The transformation of health systems is essential if countries want to be able to respond to the needs and expectations of their citizens and if they are to continue to have good health outcomes. ‘Thinking about the organisation of healthcare must have the ambition of transforming the healthcare system. It’s the only way to respond to the enormous challenges we face,’ argued the dean of the NOVA National School of Public Health (NOVA NSPH), explaining that the Academy can play a very important role in implementing measures.
Sónia Dias was speaking at the Assembly of the Republic, as part of a session commemorating the 45th anniversary of the National Health Service (SNS), organised by the Parliamentary Health Commission, a moment she took to praise the role the SNS has played and the results achieved, even with the challenges that are well known.
The dean of NOVA NSPH recalled the role the school has played in training leaders and professionals for over five decades, and for half of that time it has even been the ‘training arm of the Ministry of Health’.
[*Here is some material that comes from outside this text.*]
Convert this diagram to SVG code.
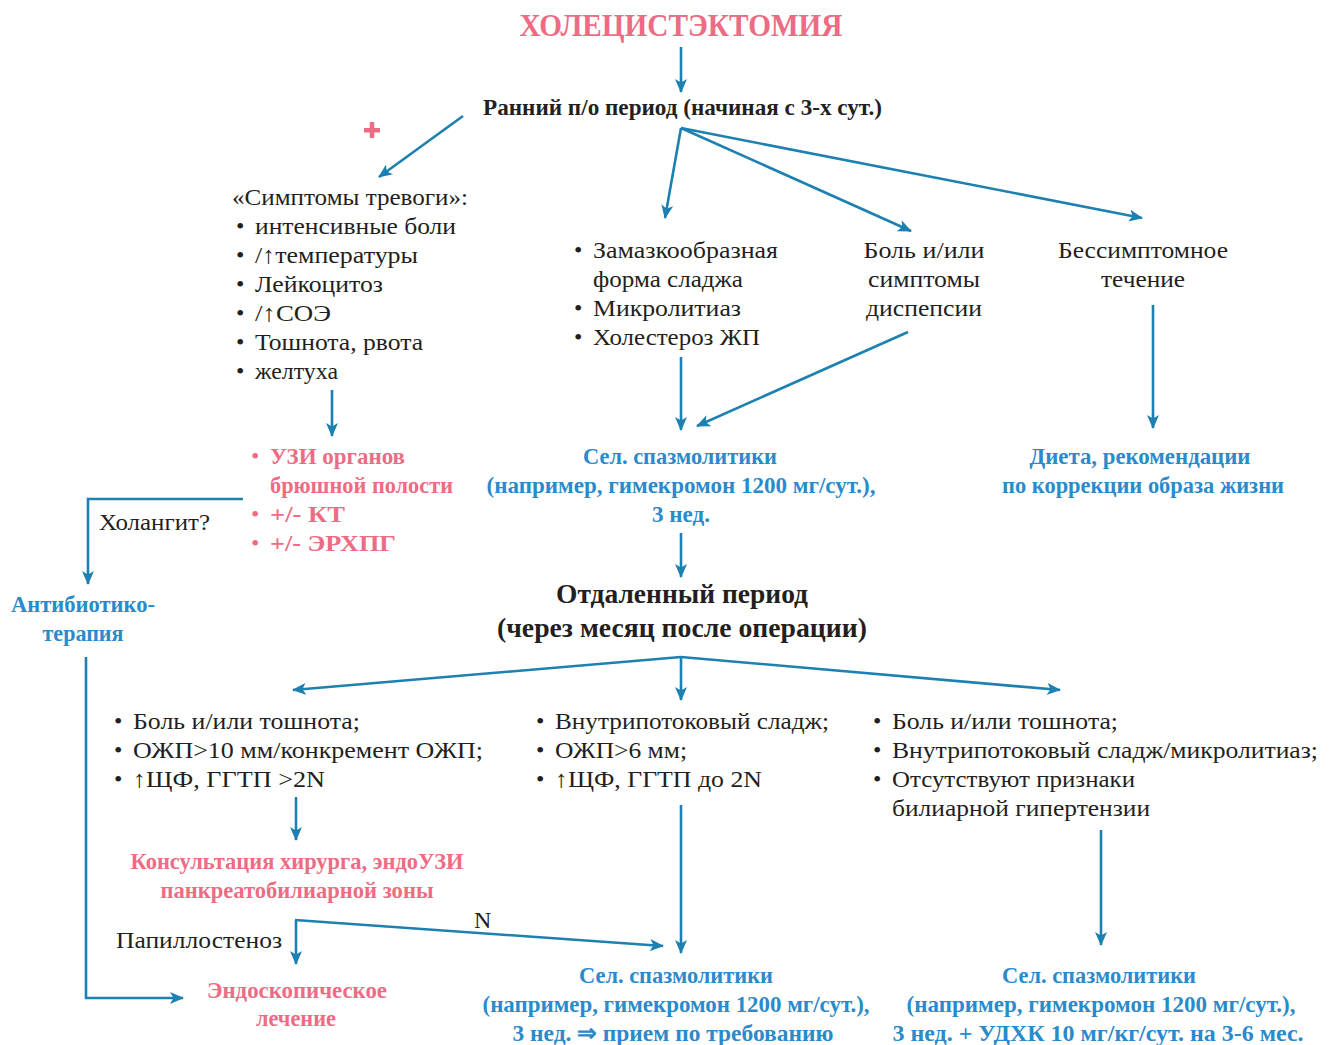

On the theme of the commemorative session, which focused on the organisation of healthcare, Sónia Dias pointed out that the changes in the country’s socio-demographic and epidemiological profile require a transformation of healthcare systems, which begins by changing the thinking behind the organisation of care and promoting the effective participation of citizens and other sectors.
‘The health sector alone will not address the major challenges (…). We need to be more ambitious and not just focus on organisational models,’ she said. ‘We need to change the paradigm so that we stop focussing only on illness and the sick (…) and focus on the possibility of keeping people healthy,’ she added.
For Sónia Dias, it is essential that everyone is involved in the various stages, such as deciding on public policies, designing strategies, implementation and monitoring, and it is also important to recognise failures so that progress can be made more quickly. In this field, she also considered that Public Health is fundamental to rethinking health systems and recalled the White Paper recently published by NOVA NSPH and more than 80 national and international experts, which summarises the priority recommendations for the future of Public Health.
‘Academia can play an extremely important role in the organisation of care, trying to find evidence that, from the outset, supports the organisation and the new models or impact assessment (…) But academia can also play an important role in the study of implementation processes, to see how the measures are going, what resources there are and what the success or failure of the measures is due to,’ she said.